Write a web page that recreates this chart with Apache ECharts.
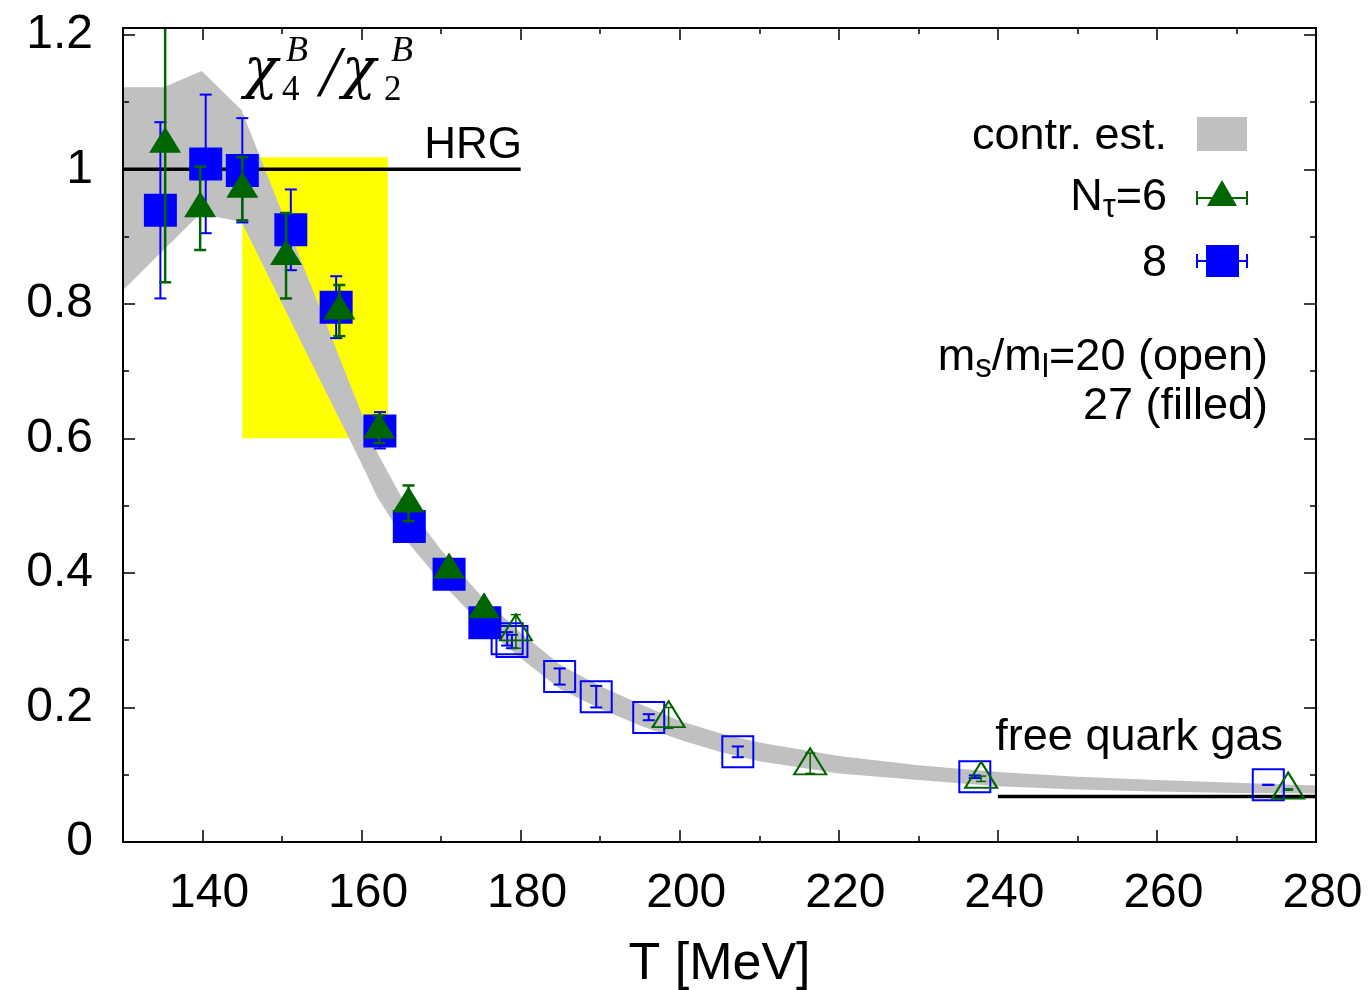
<!DOCTYPE html>
<html><head><meta charset="utf-8">
<script src="https://cdn.jsdelivr.net/npm/echarts@6/dist/echarts.min.js"></script>
<style>html,body{margin:0;padding:0;background:#fff}#c{width:1372px;height:990px}</style>
</head><body><div id="c"></div>
<script>
// ---- axis ticks ----
const xTickValues = [140, 160, 180, 200, 220, 240, 260, 280];
const xMinorValues = [150, 170, 190, 210, 230, 250, 270];
const yTickValues = [0, 0.2, 0.4, 0.6, 0.8, 1, 1.2];
const yMinorValues = [0.1, 0.3, 0.5, 0.7, 0.9, 1.1];

// ---- N_tau = 8, ms/ml = 27 (filled squares) ----
const n8FilledT  = [134.7, 140.4, 145.0, 151.1, 156.8, 162.3, 166.0, 171.0, 175.5];
const n8FilledV  = [0.939, 1.008, 0.998, 0.910, 0.795, 0.611, 0.469, 0.398, 0.326];
const n8FilledLo = [0.808, 0.905, 0.921, 0.850, 0.749, 0.585, 0.455, 0.388, 0.316];
const n8FilledHi = [1.070, 1.111, 1.076, 0.970, 0.841, 0.639, 0.483, 0.408, 0.336];

// ---- N_tau = 6, ms/ml = 27 (filled triangles) ----
const n6FilledT  = [135.3, 139.7, 145.0, 150.5, 157.2, 162.2, 165.9, 171.0, 175.4];
const n6FilledV  = [1.038, 0.942, 0.971, 0.871, 0.790, 0.613, 0.503, 0.405, 0.346];
const n6FilledLo = [0.832, 0.880, 0.924, 0.808, 0.752, 0.593, 0.477, 0.395, 0.336];
const n6FilledHi = [1.300, 1.004, 1.018, 0.935, 0.828, 0.634, 0.530, 0.415, 0.356];

// ---- N_tau = 8, ms/ml = 20 (open squares) ----
const n8OpenT  = [178.3, 178.9, 184.9, 189.5, 196.1, 207.3, 237.1, 274.0];
const n8OpenV  = [0.302, 0.298, 0.246, 0.216, 0.185, 0.134, 0.097, 0.085];
const n8OpenLo = [0.292, 0.288, 0.234, 0.200, 0.181, 0.126, 0.095, 0.085];
const n8OpenHi = [0.312, 0.308, 0.258, 0.232, 0.190, 0.142, 0.099, 0.085];

// ---- N_tau = 6, ms/ml = 20 (open triangles) ----
const n6OpenT  = [179.4, 198.6, 216.4, 237.9, 276.5];
const n6OpenV  = [0.313, 0.184, 0.114, 0.094, 0.078];
const n6OpenLo = [0.288, 0.169, 0.102, 0.090, 0.077];
const n6OpenHi = [0.338, 0.200, 0.132, 0.098, 0.079];

// ---- continuum estimate band ----
const bandUpT = [130, 135.1, 139.9, 144.9, 160, 162, 165, 170, 175, 180, 185, 190, 195, 200, 205, 210, 220, 230, 240, 250, 260, 270, 280];
const bandUpV = [1.122, 1.122, 1.146, 1.088, 0.637, 0.578, 0.513, 0.434, 0.366, 0.311, 0.263, 0.232, 0.205, 0.180, 0.162, 0.148, 0.128, 0.114, 0.104, 0.097, 0.092, 0.088, 0.084];
const bandLoT = [130, 139.7, 144.9, 159.8, 162, 165, 170, 175, 180, 185, 190, 195, 200, 205, 210, 220, 230, 240, 250, 260, 270, 280];
const bandLoV = [0.820, 0.934, 0.922, 0.567, 0.512, 0.457, 0.386, 0.324, 0.273, 0.227, 0.198, 0.173, 0.152, 0.134, 0.120, 0.102, 0.092, 0.083, 0.078, 0.075, 0.073, 0.072];

// ---- yellow region ----
const yellowT = [145, 163.3];
const yellowV = [0.6, 1.018];

// ---- reference lines ----
const hrgT = [130, 180];
const hrgV = 1.0;
const fqgT = [240, 280];
const fqgV = 0.0675;

const BLUE = '#0000ff', GREEN = '#006400', GREY = '#c0c0c0';
const SANS = "'Liberation Sans', Arial, Helvetica, sans-serif";
const SERIF = "'Liberation Serif', 'Times New Roman', serif";
const CHI = "'DejaVu Serif', 'Liberation Serif', serif";

function pairs(T, V) { return T.map((t, i) => [t, V[i]]); }
function triples(T, Lo, Hi) { return T.map((t, i) => [t, Lo[i], Hi[i]]); }

function errRender(color, cap, lw) {
  return function (params, api) {
    const t = api.value(0), lo = api.value(1), hi = api.value(2);
    const p1 = api.coord([t, lo]), p2 = api.coord([t, hi]);
    const st = { stroke: color, lineWidth: lw };
    return { type: 'group', children: [
      { type: 'line', shape: { x1: p1[0], y1: p1[1], x2: p2[0], y2: p2[1] }, style: st },
      { type: 'line', shape: { x1: p1[0] - cap, y1: p1[1], x2: p1[0] + cap, y2: p1[1] }, style: st },
      { type: 'line', shape: { x1: p2[0] - cap, y1: p2[1], x2: p2[0] + cap, y2: p2[1] }, style: st }
    ] };
  };
}

function xAx(pos, vals, len, labels, name) {
  const a = {
    type: 'value', min: 130, max: 280, position: pos, z: 10,
    axisLine: { show: true, onZero: false, lineStyle: { color: '#000', width: 2 } },
    axisTick: { show: true, inside: true, length: len, customValues: vals, lineStyle: { color: '#000', width: 1.5 } },
    axisLabel: { show: labels, customValues: vals, margin: 28, padding: [0, 0, 0, 13], color: '#000', fontSize: 48, fontFamily: SANS },
    splitLine: { show: false }, minorTick: { show: false }
  };
  if (name) {
    a.name = name; a.nameLocation = 'middle'; a.nameGap = 97;
    a.nameTextStyle = { color: '#000', fontSize: 52, fontFamily: SANS };
  }
  return a;
}
function yAx(pos, vals, len, labels) {
  return {
    type: 'value', min: 0, max: 1.21, position: pos, z: 10,
    axisLine: { show: true, onZero: false, lineStyle: { color: '#000', width: 2 } },
    axisTick: { show: true, inside: true, length: len, customValues: vals, lineStyle: { color: '#000', width: 1.5 } },
    axisLabel: { show: labels, customValues: vals, margin: 30, color: '#000', fontSize: 48, fontFamily: SANS },
    splitLine: { show: false }, minorTick: { show: false }
  };
}

const chart = echarts.init(document.getElementById('c'), null, { renderer: 'canvas' });

const option = {
  animation: false,
  backgroundColor: '#fff',
  grid: { left: 123, right: 56, top: 28, bottom: 148, containLabel: false, outerBoundsMode: 'none' },
  xAxis: [
    xAx('bottom', xTickValues, 12, true, 'T [MeV]'),
    xAx('bottom', xMinorValues, 6, false),
    xAx('top', xTickValues, 12, false),
    xAx('top', xMinorValues, 6, false)
  ],
  yAxis: [
    yAx('left', yTickValues, 12, true),
    yAx('left', yMinorValues, 6, false),
    yAx('right', yTickValues, 12, false),
    yAx('right', yMinorValues, 6, false)
  ],
  series: [
    {
      type: 'custom', name: 'yellow', z: 1, silent: true,
      data: [[yellowT[0], yellowV[0], yellowT[1], yellowV[1]]],
      renderItem: function (params, api) {
        const a = api.coord([api.value(0), api.value(3)]);
        const b = api.coord([api.value(2), api.value(1)]);
        return { type: 'rect', shape: { x: a[0], y: a[1], width: b[0] - a[0], height: b[1] - a[1] }, style: { fill: '#ffff00' } };
      }
    },
    {
      type: 'custom', name: 'contr. est.', z: 2, silent: true,
      data: [[bandUpT[0], bandUpV[0]]],
      renderItem: function (params, api) {
        const pts = [];
        for (let i = 0; i < bandUpT.length; i++) pts.push(api.coord([bandUpT[i], bandUpV[i]]));
        for (let i = bandLoT.length - 1; i >= 0; i--) pts.push(api.coord([bandLoT[i], bandLoV[i]]));
        return { type: 'polygon', shape: { points: pts }, style: { fill: GREY } };
      }
    },
    {
      type: 'line', name: 'HRG', z: 3, silent: true, symbol: 'none',
      data: hrgT.map(t => [t, hrgV]), lineStyle: { color: '#000', width: 3.5, opacity: 1 }
    },
    {
      type: 'line', name: 'free quark gas', z: 3, silent: true, symbol: 'none',
      data: fqgT.map(t => [t, fqgV]), lineStyle: { color: '#000', width: 3.5, opacity: 1 }
    },
    // open points (ms/ml = 20)
    {
      type: 'custom', z: 4, clip: true, silent: true, encode: { x: 0, y: [1, 2] },
      data: triples(n8OpenT, n8OpenLo, n8OpenHi), renderItem: errRender(BLUE, 6, 2)
    },
    {
      type: 'scatter', z: 4, silent: true, symbol: 'rect', symbolSize: 31,
      data: pairs(n8OpenT, n8OpenV),
      itemStyle: { color: 'rgba(0,0,0,0)', borderColor: BLUE, borderWidth: 2, opacity: 1 }
    },
    {
      type: 'custom', z: 4, clip: true, silent: true, encode: { x: 0, y: [1, 2] },
      data: triples(n6OpenT, n6OpenLo, n6OpenHi), renderItem: errRender(GREEN, 5, 1.5)
    },
    {
      type: 'scatter', z: 4, silent: true, symbol: 'triangle', symbolSize: [32, 26], symbolOffset: [0, -4],
      data: pairs(n6OpenT, n6OpenV),
      itemStyle: { color: 'rgba(0,0,0,0)', borderColor: GREEN, borderWidth: 2, opacity: 1 }
    },
    // filled points (ms/ml = 27)
    {
      type: 'custom', z: 5, clip: true, silent: true, encode: { x: 0, y: [1, 2] },
      data: triples(n8FilledT, n8FilledLo, n8FilledHi), renderItem: errRender(BLUE, 6, 2)
    },
    {
      type: 'scatter', z: 5, silent: true, symbol: 'rect', symbolSize: 33,
      data: pairs(n8FilledT, n8FilledV), itemStyle: { color: BLUE, opacity: 1 }
    },
    {
      type: 'custom', z: 6, clip: true, silent: true, encode: { x: 0, y: [1, 2] },
      data: triples(n6FilledT, n6FilledLo, n6FilledHi), renderItem: errRender(GREEN, 6, 2.5)
    },
    {
      type: 'scatter', z: 6, silent: true, symbol: 'triangle', symbolSize: [32, 26], symbolOffset: [0, -4],
      data: pairs(n6FilledT, n6FilledV), itemStyle: { color: GREEN, opacity: 1 }
    }
  ],
  graphic: [
    // title chi_4^B / chi_2^B
    { type: 'text', x: 244, y: 72, z: 20, style: { text: 'χ', font: 'italic 56px ' + CHI, fill: '#000', verticalAlign: 'middle' } },
    { type: 'text', x: 282, y: 91, z: 20, style: { text: '4', font: '35px ' + SERIF, fill: '#000', verticalAlign: 'middle' } },
    { type: 'text', x: 286, y: 52, z: 20, style: { text: 'B', font: 'italic 36px ' + SERIF, fill: '#000', verticalAlign: 'middle' } },
    { type: 'text', x: 320, y: 76, z: 20, style: { text: '/', font: 'italic 72px ' + SERIF, fill: '#000', verticalAlign: 'middle' } },
    { type: 'text', x: 342, y: 72, z: 20, style: { text: 'χ', font: 'italic 56px ' + CHI, fill: '#000', verticalAlign: 'middle' } },
    { type: 'text', x: 384, y: 91, z: 20, style: { text: '2', font: '35px ' + SERIF, fill: '#000', verticalAlign: 'middle' } },
    { type: 'text', x: 391, y: 52, z: 20, style: { text: 'B', font: 'italic 36px ' + SERIF, fill: '#000', verticalAlign: 'middle' } },
    // annotations
    { type: 'text', x: 522, y: 146, z: 20, style: { text: 'HRG', font: '44px ' + SANS, fill: '#000', align: 'right', verticalAlign: 'middle' } },
    { type: 'text', x: 1283, y: 738, z: 20, style: { text: 'free quark gas', font: '45px ' + SANS, fill: '#000', align: 'right', verticalAlign: 'middle' } },
    // legend
    { type: 'text', x: 1167, y: 137, z: 20, style: { text: 'contr. est.', font: '45px ' + SANS, fill: '#000', align: 'right', verticalAlign: 'middle' } },
    { type: 'rect', z: 20, shape: { x: 1197, y: 117, width: 50, height: 34 }, style: { fill: GREY } },
    { type: 'text', x: 1167, y: 198, z: 20, style: {
        text: '{a|N}{s|τ}{a|=6}', align: 'right', verticalAlign: 'middle', fill: '#000',
        rich: { a: { fontSize: 45, fontFamily: SANS, lineHeight: 52, verticalAlign: 'middle' },
                s: { fontSize: 33, fontFamily: SANS, lineHeight: 26, verticalAlign: 'bottom' } } } },
    { type: 'line', z: 20, shape: { x1: 1197, y1: 198, x2: 1247, y2: 198 }, style: { stroke: GREEN, lineWidth: 2 } },
    { type: 'line', z: 20, shape: { x1: 1197, y1: 191, x2: 1197, y2: 205 }, style: { stroke: GREEN, lineWidth: 2 } },
    { type: 'line', z: 20, shape: { x1: 1247, y1: 191, x2: 1247, y2: 205 }, style: { stroke: GREEN, lineWidth: 2 } },
    { type: 'polygon', z: 21, shape: { points: [[1222, 180], [1237, 206], [1207, 206]] }, style: { fill: GREEN } },
    { type: 'text', x: 1167, y: 264, z: 20, style: { text: '8', font: '45px ' + SANS, fill: '#000', align: 'right', verticalAlign: 'middle' } },
    { type: 'line', z: 20, shape: { x1: 1197, y1: 261, x2: 1247, y2: 261 }, style: { stroke: BLUE, lineWidth: 2 } },
    { type: 'line', z: 20, shape: { x1: 1197, y1: 254, x2: 1197, y2: 268 }, style: { stroke: BLUE, lineWidth: 2 } },
    { type: 'line', z: 20, shape: { x1: 1247, y1: 254, x2: 1247, y2: 268 }, style: { stroke: BLUE, lineWidth: 2 } },
    { type: 'rect', z: 21, shape: { x: 1206, y: 245, width: 33, height: 32 }, style: { fill: BLUE } },
    { type: 'text', x: 1268, y: 358, z: 20, style: {
        text: '{a|m}{s|s}{a|/m}{s|l}{a|=20 (open)}', align: 'right', verticalAlign: 'middle', fill: '#000',
        rich: { a: { fontSize: 45, fontFamily: SANS, lineHeight: 52, verticalAlign: 'middle' },
                s: { fontSize: 33, fontFamily: SANS, lineHeight: 26, verticalAlign: 'bottom' } } } },
    { type: 'text', x: 1268, y: 407, z: 20, style: { text: '27 (filled)', font: '45px ' + SANS, fill: '#000', align: 'right', verticalAlign: 'middle' } }
  ]
};
chart.setOption(option);
</script>
</body></html>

■ Given problem: Write out nothing but the lines from the start of the data through the line with "const yMinorValues = [0.1, 0.3, 0.5, 0.7, 0.9, 1.1];". Leave out the pictures.

■ Complete answer:
Write a web page that recreates this chart with Apache ECharts.
<!DOCTYPE html>
<html><head><meta charset="utf-8">
<script src="https://cdn.jsdelivr.net/npm/echarts@6/dist/echarts.min.js"></script>
<style>html,body{margin:0;padding:0;background:#fff}#c{width:1372px;height:990px}</style>
</head><body><div id="c"></div>
<script>
// ---- axis ticks ----
const xTickValues = [140, 160, 180, 200, 220, 240, 260, 280];
const xMinorValues = [150, 170, 190, 210, 230, 250, 270];
const yTickValues = [0, 0.2, 0.4, 0.6, 0.8, 1, 1.2];
const yMinorValues = [0.1, 0.3, 0.5, 0.7, 0.9, 1.1];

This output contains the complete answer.